Apple’s mobile empire is wide-ranging, both in terms of products, and in terms of units sold. It’s worth remembering, though, that devices such as the iPad and the iPhone wouldn’t exist without Apple’s long-standing commitment to music. The iPad, however, has been somewhat neglected when it comes to audio.
Presumably, this state of affairs is something that developer, Clever and Son, wants to address with the release of their hot-off-the-press app, Couch Music Player. Described as “the music playback app your iPad has been crying out for,” Couch Player aims to improve on the somewhat clunky usability of the inbuilt iOS Music app. But is Couch Player anything more than a shiny new wrapper?
I really like what my eyes tell me about Couch Player. It’s not a design that shouts “pretty,” but it sure works well for the function it needs to perform.
The two main, lightly-coloured columns in the centre of the screen are home to your music library and the play queue respectively, while the music-sorting, playlist and music-playing controls can be found in three distinct groups around the dark edges of Couch Player‘s interface. This layout, in combination with the use of contrast to separate the columns visually, makes for great usability – you can navigate this app very easily with even the most fleeting of glances.
Bear in mind, though, that the screenshots don’t do this app justice, because its beauty is just as much about how it moves, as it is about the look of the static UI. Tap the controls, and Couch Player acknowledges your action with a muted flash of the button. Equally, as you drag music around the screen with your finger, it moves with beautiful smoothness.
The overall impression of Couch Player, then, is one of impressive usability in combination with understated elegance.
A Handheld Jukebox
No matter how pretty a jukebox is, it still needs to be good at playing music, in order to be of any use to anyone. Couch Player, of course, plays your music with exactly the same quality as the iOS Music app, but I would say that it provides a reasonably significant ease-of-use upgrade over the in-built music player.
Your entire music library is displayed in the left-hand column, and Couch Player offers several options for searching through your music. The first three options are alphabet based, and each is equipped with a first-letter selection bar, as can be found in the iOS Music app. This runs down the right-hand side of the library column, allowing speedy access to music further down the list.
The first option is to sort by artist. Artists are listed alongside their album covers, and when you tap on an artist’s name, their albums are revealed. Each album can then be tapped to reveal the individual tracks. It’s a beautiful, simple system that feels very intuitive and slick.
The second sorting option is by album, and once again, you can tap each album to reveal its contents. Finally, you can also ask Couch Player to display tracks individually, in an alphabetical list. The app is also equipped with a very speedy and efficient search function, which works with artists, albums and tracks.
Pumping Out the Tunes
All of these methods of searching are there in aid of Couch Player‘s main function – really simple queue- and playlist-creation. Once you’ve located a track you’d like to play, you can add it to the right-hand column’s play queue by dragging it across. Should you make a mistake and add a track you didn’t mean to, getting rid of it requires nothing more than a casual swipe, which dispatches the unwanted song out of the side of the screen. The queue plays in order, automatically, although the option to loop or mix up the tracks is also present.

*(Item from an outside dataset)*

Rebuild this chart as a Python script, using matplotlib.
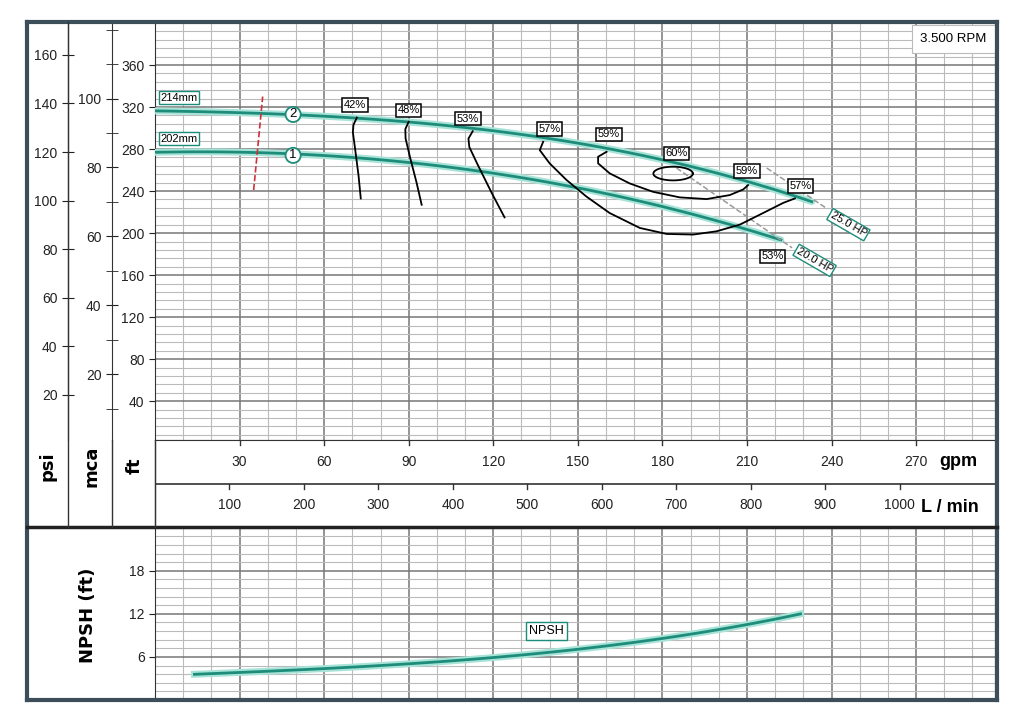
import matplotlib
matplotlib.use('Agg')
import matplotlib.pyplot as plt
import numpy as np
from matplotlib.lines import Line2D
from matplotlib.ticker import MultipleLocator

plt.rcParams['font.family'] = ['Liberation Sans Narrow', 'Liberation Sans', 'DejaVu Sans']

# head curves (gpm, ft)
imp214_q = [0, 49, 90, 120, 149, 181, 211, 233]
imp214_h = [316, 314, 305, 297, 286, 269, 250, 229]
imp202_q = [0, 49, 90, 120, 149, 181, 211, 222]
imp202_h = [277, 275, 268, 257, 243, 224, 205, 192]

# efficiency iso-lines (gpm, ft)
eff42_q = [71.6, 70.4, 70.2, 71.0, 72.2, 73.0]
eff42_h = [310, 303, 296, 280, 255, 233]
eff48_q = [90.0, 88.8, 88.9, 90.5, 92.8, 94.6]
eff48_h = [306, 299, 290, 272, 248, 227]
eff53_q = [112.7, 111.2, 111.5, 114.5, 119.5, 124.0]
eff53_h = [297, 290, 282, 265, 238, 215]
eff57_q = [137.7, 136.5, 140.0, 145.9, 153.0, 161.3, 172.0, 181.5, 190.9, 199.2, 207.5, 215.8, 222.9, 227.0]
eff57_h = [286.9, 279.0, 266.4, 250.8, 234.9, 219.1, 204.9, 199.2, 198.6, 201.7, 208.1, 219.2, 228.8, 233.0]
eff59_q = [160.2, 157.2, 157.2, 161.3, 168.4, 176.7, 186.2, 195.7, 203.9, 208.7, 210.4]
eff59_h = [277.4, 272.7, 266.4, 256.9, 247.3, 239.3, 234.0, 232.4, 236.2, 241.6, 245.7]
eff60_c = (183.8, 256.7)
eff60_w, eff60_hh = 14.0, 13.0

# red dashed line (min flow)
red_q = [35.0, 38.2]
red_h = [241, 330]

# power lines
hp25_q = [217.0, 238.0]
hp25_h = [262, 224]
hp20_q = [185.0, 226.0]
hp20_h = [262, 186]

# NPSH
npsh_q = [14, 30, 60, 90, 120, 150, 180, 210, 229]
npsh_v = [3.6, 3.8, 4.4, 5.0, 6.0, 7.0, 8.6, 10.5, 12.0]

eff_labels = [('42%', 71, 322), ('48%', 90, 317), ('53%', 111, 309), ('57%', 140, 299),
              ('59%', 161, 294), ('60%', 185, 276), ('59%', 210, 259), ('57%', 229, 245),
              ('53%', 219, 178)]

gpm_ticks = [30, 60, 90, 120, 150, 180, 210, 240, 270]
lmin_ticks = [100, 200, 300, 400, 500, 600, 700, 800, 900, 1000]
psi_ticks = [20, 40, 60, 80, 100, 120, 140, 160]
mca_ticks = [20, 40, 60, 80, 100]
ft_ticks = [40, 80, 120, 160, 200, 240, 280, 320, 360]
npsh_ticks = [6, 12, 18]

W, H = 1024, 719
def rect(x0, y0, x1, y1):
    return [x0 / W, 1 - y1 / H, (x1 - x0) / W, (y1 - y0) / H]

FT_PER_PSI = 2.31
FT_PER_M = 3.281
QMAX = 298
YLO, YHI = 3, 401

teal = '#1d8c7a'
glow = '#a8e3d8'
frame_c = '#3c4e5a'

def smooth(q, v, deg=3):
    # draw a smooth line through the read points
    c = np.polyfit(q, v, deg)
    qq = np.linspace(q[0], q[-1], 120)
    return qq, np.polyval(c, qq)

fig = plt.figure(figsize=(10.24, 7.19), dpi=100)

def grid_style(ax, xminor, ymaj, ymin):
    ax.xaxis.set_major_locator(MultipleLocator(30))
    ax.xaxis.set_minor_locator(MultipleLocator(xminor))
    ax.yaxis.set_major_locator(MultipleLocator(ymaj))
    ax.yaxis.set_minor_locator(MultipleLocator(ymin))
    ax.grid(which='major', color='#777777', lw=1.1)
    ax.grid(which='minor', color='#bbbbbb', lw=0.8)
    ax.set_axisbelow(True)

# main head chart
ax = fig.add_axes(rect(155, 22, 995, 440))
ax.set_xlim(0, QMAX)
ax.set_ylim(YLO, YHI)
grid_style(ax, 10, 40, 8)
ax.tick_params(axis='x', which='both', length=0, labelbottom=False)
ax.set_yticks(ft_ticks)
ax.tick_params(axis='y', which='major', direction='out', length=4, labelsize=10, colors='#222222')
ax.tick_params(axis='y', which='minor', length=0)
for s in ax.spines.values():
    s.set_color('#333333')

for q, h in [(imp214_q, imp214_h), (imp202_q, imp202_h)]:
    qq, hh = smooth(q, h)
    ax.plot(qq, hh, color=glow, lw=5, solid_capstyle='round', zorder=3)
    ax.plot(qq, hh, color=teal, lw=2, zorder=4)
for q, h in [(eff42_q, eff42_h), (eff48_q, eff48_h), (eff53_q, eff53_h),
             (eff57_q, eff57_h), (eff59_q, eff59_h)]:
    ax.plot(q, h, color='black', lw=1.3, zorder=5)
t = np.linspace(0, 2 * np.pi, 100)
ax.plot(eff60_c[0] + eff60_w / 2 * np.cos(t), eff60_c[1] + eff60_hh / 2 * np.sin(t),
        color='black', lw=1.3, zorder=5)
ax.plot(red_q, red_h, color='#d0303a', lw=1.2, ls='--', zorder=5)
ax.plot(hp25_q, hp25_h, color='#999999', lw=1.1, ls='--', zorder=4)
ax.plot(hp20_q, hp20_h, color='#999999', lw=1.1, ls='--', zorder=4)

for txt, q, h in eff_labels:
    ax.text(q, h, txt, fontsize=8, ha='center', va='center', zorder=6,
            bbox=dict(boxstyle='square,pad=0.15', fc='white', ec='black', lw=1.1))
for txt, h in [('214mm', 329), ('202mm', 290)]:
    ax.text(2, h, txt, fontsize=8, ha='left', va='center', zorder=6,
            bbox=dict(boxstyle='square,pad=0.12', fc='white', ec=teal, lw=1))
for txt, h in [('2', 313), ('1', 274)]:
    ax.text(49, h, txt, fontsize=9.5, ha='center', va='center', zorder=6,
            bbox=dict(boxstyle='circle,pad=0.12', fc='white', ec=teal, lw=1.3))
ax.text(246, 208, '25.0 HP', fontsize=8, rotation=-30, ha='center', va='center', zorder=6,
        bbox=dict(boxstyle='square,pad=0.12', fc='white', ec=teal, lw=1))
ax.text(234, 174, '20.0 HP', fontsize=8, rotation=-30, ha='center', va='center', zorder=6,
        bbox=dict(boxstyle='square,pad=0.12', fc='white', ec=teal, lw=1))
ax.text(0.99, 0.96, '3.500 RPM', transform=ax.transAxes, fontsize=9.5, ha='right', va='center',
        zorder=6, bbox=dict(boxstyle='square,pad=0.6', fc='white', ec='#bbbbbb', lw=0.8))

# psi and mca scales
for (x0, x1), conv, ticks, minor in [((68, 112), FT_PER_PSI, psi_ticks, None),
                                      ((112, 155), FT_PER_M, mca_ticks, 10)]:
    a = fig.add_axes(rect(x0, 22, x1, 440))
    a.patch.set_alpha(0)
    a.set_ylim(YLO / conv, YHI / conv)
    a.set_xticks([])
    a.set_yticks(ticks)
    if minor:
        a.yaxis.set_minor_locator(MultipleLocator(minor))
    a.tick_params(axis='y', which='major', direction='inout', length=8, labelsize=10, colors='#222222')
    a.tick_params(axis='y', which='minor', direction='inout', length=8, colors='#222222')
    for k in ['top', 'right', 'bottom']:
        a.spines[k].set_visible(False)
    a.spines['left'].set_color('#333333')

# flow band
band = fig.add_axes(rect(155, 440, 995, 527))
band.set_xlim(0, QMAX)
band.set_ylim(0, 2)
band.set_xticks([])
band.set_yticks([])
band.axhline(1, color='#333333', lw=1.2)
for q in gpm_ticks:
    band.plot([q, q], [2, 1.88], color='#333333', lw=1)
    band.text(q, 1.5, str(q), fontsize=10, ha='center', va='center', color='#222222')
band.text(QMAX - 13, 1.5, 'gpm', fontsize=13, weight='bold', ha='center', va='center')
for l in lmin_ticks:
    q = l / 3.785
    band.plot([q, q], [1, 0.88], color='#333333', lw=1)
    band.text(q, 0.5, str(l), fontsize=10, ha='center', va='center', color='#222222')
band.text(QMAX - 16, 0.45, 'L / min', fontsize=13, weight='bold', ha='center', va='center')
for s in band.spines.values():
    s.set_color('#333333')

for x, txt in [(48, 'psi'), (92, 'mca'), (135, 'ft')]:
    fig.text(x / W, 1 - 466 / H, txt, rotation=90, fontsize=13, weight='bold',
             ha='center', va='center', family=['DejaVu Sans'])

# NPSH chart
axn = fig.add_axes(rect(155, 527, 995, 700))
axn.set_xlim(0, QMAX)
axn.set_ylim(0, 24.1)
grid_style(axn, 10, 6, 1.2)
axn.set_yticks(npsh_ticks)
axn.tick_params(axis='x', which='both', length=0, labelbottom=False)
axn.tick_params(axis='y', which='major', direction='out', length=4, labelsize=10, colors='#222222')
axn.tick_params(axis='y', which='minor', length=0)
for s in axn.spines.values():
    s.set_color('#333333')
qq, vv = smooth(npsh_q, npsh_v)
axn.plot(qq, vv, color=glow, lw=5, zorder=3)
axn.plot(qq, vv, color=teal, lw=2, zorder=4)
axn.text(139, 9.6, 'NPSH', fontsize=9, ha='center', va='center', zorder=6,
         bbox=dict(boxstyle='square,pad=0.25', fc='white', ec=teal, lw=1))
fig.text(88 / W, 1 - 615 / H, 'NPSH (ft)', rotation=90, fontsize=13, weight='bold',
         ha='center', va='center', family=['DejaVu Sans'])

# frame and separators
def fline(x0, y0, x1, y1, lw, c=frame_c):
    fig.add_artist(Line2D([x0 / W, x1 / W], [1 - y0 / H, 1 - y1 / H], color=c, lw=lw))

fline(27, 22, 27, 700, 3)
fline(997, 22, 997, 700, 3)
fline(27, 22, 997, 22, 3)
fline(27, 700, 997, 700, 3)
fline(27, 527, 997, 527, 2.5, '#222222')
fline(68, 22, 68, 527, 1, '#333333')
fline(112, 440, 112, 527, 1, '#333333')
fline(155, 440, 155, 527, 1, '#333333')

fig.savefig('out.png', dpi=100, facecolor='white')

Couch Player offers the ability to save these easy-to-construct queues as playlists for later listening. All of your previously saved queues can be easily accessed via a vertically-scrolling menu, which you navigate by sight – saved playlists are not named, so you identify them by their contents.
Also notable is the cover-view-style navigation option. While playing a queue, you can tap on the album art to make it go full screen. Then you can tap the cover to pause and play, and swipe sideways to skip around the tracks in your queue.
It’s this mix of features, when added together, that is key to the success of Couch Player, because they add up to a music-playing experience not natively present on your iPad.
One Slight Annoyance
I only have one criticism of Couch Player – a very, very small one at that – and it refers to some of the controls being a little over-sensitive. On occasion, I found myself producing audial strobing when simply trying to pause a track, and inadvertently blowing the roof off in an attempt to turn the volume down. This kind of thing wouldn’t matter with most apps, but the whole point of Couch Player is based around making your library easy to use. Hence, I feel the need to mark down Couch Player slightly for this otherwise insignificant bug. This is very much fixable with the smallest of updates, however.
It’s a little difficult to know how to mark Couch Player. It admirably performs the function it was designed for – that is, to give your iPad’s music library better controls. That said, the only unique additional functionality Couch Player brings to your tablet is the simple queue- and playlist-creation.
With this in mind, I would have to say that Couch Player is very nice to have, but inessential unless you regularly listen to music on your iPad. Whether you fall into this category or not, however, Couch Player will most definitely improve your iPad music-playing experience.